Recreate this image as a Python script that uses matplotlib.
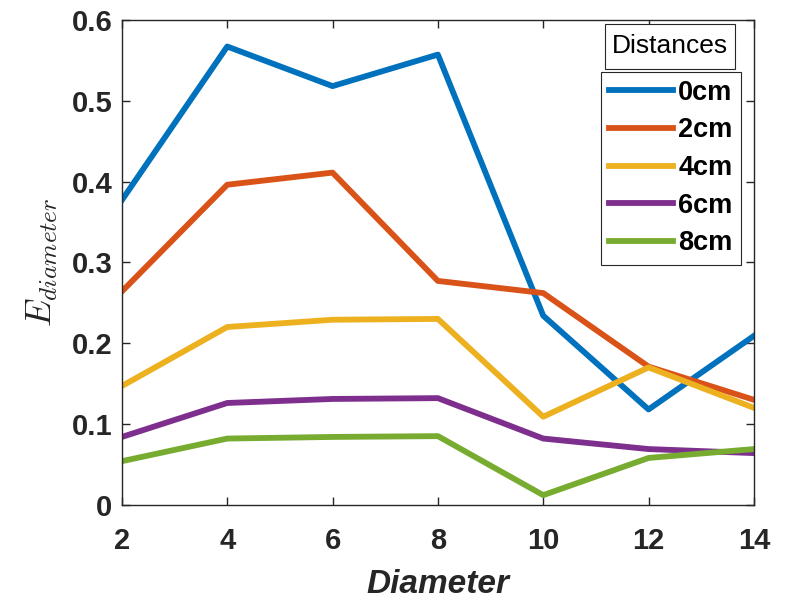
import matplotlib
matplotlib.use('Agg')
import matplotlib.pyplot as plt
from matplotlib.patches import Rectangle

diameters = [2, 4, 6, 8, 10, 12, 14]
labels = ['0cm', '2cm', '4cm', '6cm', '8cm']
e_0cm = [0.377, 0.567, 0.518, 0.557, 0.234, 0.118, 0.209]
e_2cm = [0.264, 0.396, 0.411, 0.277, 0.262, 0.171, 0.130]
e_4cm = [0.147, 0.220, 0.229, 0.230, 0.109, 0.170, 0.120]
e_6cm = [0.084, 0.126, 0.131, 0.132, 0.082, 0.069, 0.064]
e_8cm = [0.054, 0.082, 0.084, 0.085, 0.012, 0.058, 0.069]
colors = ['#0072BD', '#D95319', '#EDB120', '#7E2F8E', '#77AC30']

plt.rcParams['font.family'] = ['Liberation Sans', 'DejaVu Sans']
plt.rcParams['mathtext.fontset'] = 'cm'

fig = plt.figure(figsize=(8.02, 6.01), dpi=100)
ax = fig.add_axes([0.152, 0.16, 0.788, 0.807])

for series, lab, col in zip([e_0cm, e_2cm, e_4cm, e_6cm, e_8cm], labels, colors):
    ax.plot(diameters, series, color=col, lw=4.2, label=lab)

ax.set_xlim(2, 14)
ax.set_ylim(0, 0.6)
ax.set_xticks(diameters)
ax.set_yticks([0, 0.1, 0.2, 0.3, 0.4, 0.5, 0.6])
ax.set_yticklabels(['0', '0.1', '0.2', '0.3', '0.4', '0.5', '0.6'])

dark = '#262626'
for sp in ax.spines.values():
    sp.set_color(dark)
    sp.set_linewidth(1)
ax.tick_params(direction='in', top=True, right=True, length=6, width=1,
               colors=dark, labelsize=21)
ax.tick_params(axis='x', pad=16)
ax.tick_params(axis='y', pad=7)
for t in ax.get_xticklabels() + ax.get_yticklabels():
    t.set_fontweight('bold')

ax.set_xlabel('Diameter', fontsize=24, fontweight='bold', fontstyle='italic',
              color=dark, labelpad=10)
ax.set_ylabel(r'$E_{diameter}$', fontsize=26, color=dark, labelpad=8)

leg = ax.legend(loc='upper right', bbox_to_anchor=(0.979, 0.893),
                borderaxespad=0, prop={'weight': 'bold', 'size': 19.5},
                handlelength=2.35, handletextpad=0.2, labelspacing=0.43,
                borderpad=0.3, fancybox=False, framealpha=1, edgecolor=dark)
leg.get_frame().set_linewidth(0.8)

ax.add_patch(Rectangle((0.764, 0.899), 0.206, 0.093, transform=ax.transAxes,
                       fc='white', ec=dark, lw=0.8, zorder=5, clip_on=False))
ax.text(0.867, 0.9455, 'Distances', transform=ax.transAxes, ha='center',
        va='center', fontsize=19, color='black', zorder=6)

fig.savefig('out.png', dpi=100)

INSTRUCTIONS TO FOLLOW => Give again, word for word, every line from the top of the data above to the line holding "t.set_fontweight('bold')", inclusive, with the pictures left out.

ANSWER TO THE TASK =>
Recreate this image as a Python script that uses matplotlib.
import matplotlib
matplotlib.use('Agg')
import matplotlib.pyplot as plt
from matplotlib.patches import Rectangle

diameters = [2, 4, 6, 8, 10, 12, 14]
labels = ['0cm', '2cm', '4cm', '6cm', '8cm']
e_0cm = [0.377, 0.567, 0.518, 0.557, 0.234, 0.118, 0.209]
e_2cm = [0.264, 0.396, 0.411, 0.277, 0.262, 0.171, 0.130]
e_4cm = [0.147, 0.220, 0.229, 0.230, 0.109, 0.170, 0.120]
e_6cm = [0.084, 0.126, 0.131, 0.132, 0.082, 0.069, 0.064]
e_8cm = [0.054, 0.082, 0.084, 0.085, 0.012, 0.058, 0.069]
colors = ['#0072BD', '#D95319', '#EDB120', '#7E2F8E', '#77AC30']

plt.rcParams['font.family'] = ['Liberation Sans', 'DejaVu Sans']
plt.rcParams['mathtext.fontset'] = 'cm'

fig = plt.figure(figsize=(8.02, 6.01), dpi=100)
ax = fig.add_axes([0.152, 0.16, 0.788, 0.807])

for series, lab, col in zip([e_0cm, e_2cm, e_4cm, e_6cm, e_8cm], labels, colors):
    ax.plot(diameters, series, color=col, lw=4.2, label=lab)

ax.set_xlim(2, 14)
ax.set_ylim(0, 0.6)
ax.set_xticks(diameters)
ax.set_yticks([0, 0.1, 0.2, 0.3, 0.4, 0.5, 0.6])
ax.set_yticklabels(['0', '0.1', '0.2', '0.3', '0.4', '0.5', '0.6'])

dark = '#262626'
for sp in ax.spines.values():
    sp.set_color(dark)
    sp.set_linewidth(1)
ax.tick_params(direction='in', top=True, right=True, length=6, width=1,
               colors=dark, labelsize=21)
ax.tick_params(axis='x', pad=16)
ax.tick_params(axis='y', pad=7)
for t in ax.get_xticklabels() + ax.get_yticklabels():
    t.set_fontweight('bold')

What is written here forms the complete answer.